Winner of seven races to1400mm, six stakes headed by the William Reid at Moonee Valley and the Silver Slipper and Pago Pago at Rosehill, Strategic was put to stud by the Inghams at their Cootamundra complex in mid western NSW, but is now owned by Darley and at their Northwood Park stud at Seymour in Victoria. Twenty-years old August 1, Strategic has supplied 442 winners (24 SWs) of over 1430 races and $33.6million. Mostly in the sprinter – 1600m division, they have included the Group1 winners Meurice (raced by Darley), Mistegic and Strategic News (South Africa). Neither Strategic or Clang, Silver Slipper and Stanley Wootton winner and AJC Sires’ Produce Stakes, VRC Sires’ Produce Stakes, MRC Oakleigh Plate and SAJC Goodwood Handicap second or third placegetter, have had high grade support at stud, but both have done well with the opportunity presented.
All his career at David Lucas’s Willowbend stud, Beaudesert, Qld, Clang has been responsible to date for 335 winners of over 1060 races and $22.6million.Three Group1 winners are Calaway Gal (won Golden Slipper), Black Piranha (won QTC Stradbroke, second AJC Doncaster, George Main Stakes, STC George Ryder Stakes, Doomben 10,000) and Clangalang (won AJC Australian Derby, Epsom Handicap).

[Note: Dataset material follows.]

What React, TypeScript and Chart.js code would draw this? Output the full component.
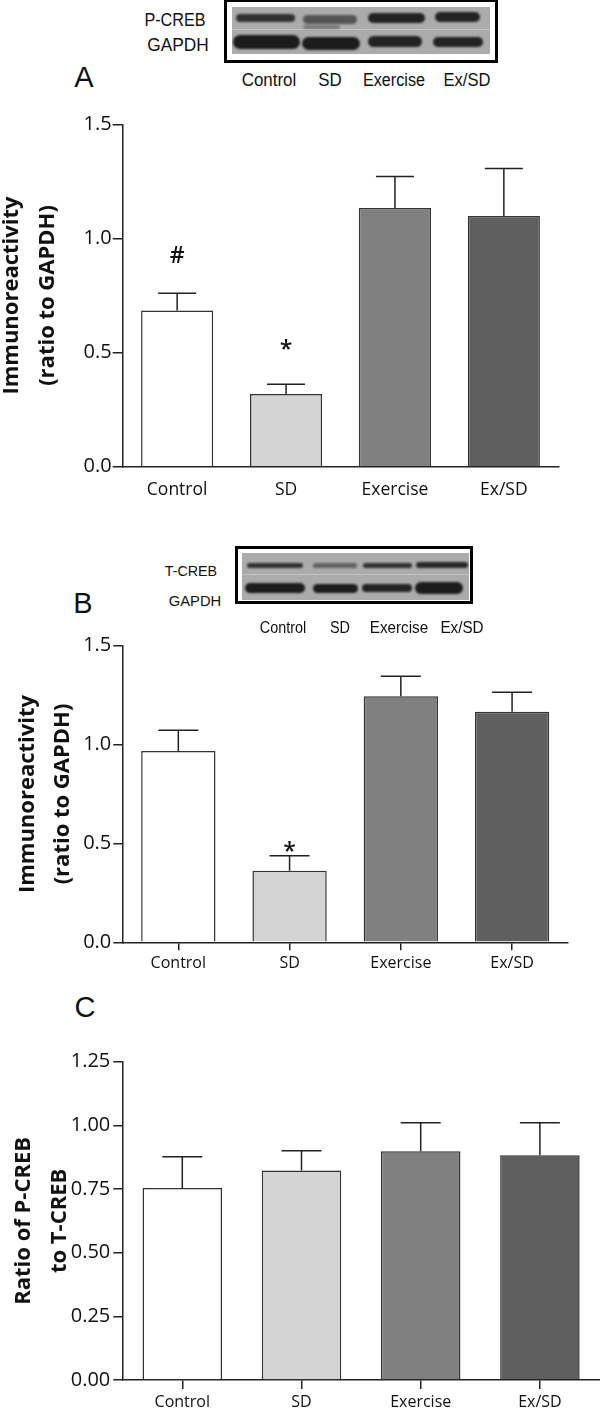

Clangalang caused reflection on the Ingham’s contribution over the past sixty years when he was represented on Sunday by Geegees Blackflash, the winner of the 1875 established Hobart Cup, now 2400m but originally two miles (3200m). Also winner of ten other races, including the TRC Tasmanian Derby,Tasmanian Stakes and TTC Newmarket, Geegees Blackflash races for his breeders, Paul and Elizabeth Geard, owners of a dairy farm and about a hundred horses at Broadmarsh,Tas. He was inside his dam La Quita, an unraced mare by Grand Lodge, a sire shuttled to Woodlands by the Inghams, when they bought her for $3,500 at an Inglis sale in June 2006.
Geegees Blackflash is one of four stakes performers (three winners) in the second crop of Clangalang, a sire who started his stud career at Eliza Park, Kerrie, Vic, but who moved to the Rivers End stud at Wellington near the mouth of the Murray River in South Australia last year. His other winners include Hi Belle (7 wins, Listed events Sandown, Caulfield, Eagle (7 wins to Group1 Malaysia),The Eighth Maker (6 wins, four Morphettville), Prince Obama (three Hobart), Lakedro (Melbourne winner and Listed placed), Lexcen (6 at Morphettville), Full Peal (Flemington, Sandown), Reverberates (two at Sandown, Group 2 fourth twice), Soviet Banker (Perth),Trebbiano (Randwick), Ho Ho Life (three Hong Kong) and Mr Isaac (5 Hobart – Launceston). A $3,000 Adelaide sale yearling, Ho Ho Life recorded his fifth Hong Kong win when successful in the Centenary Challenge Cup this week.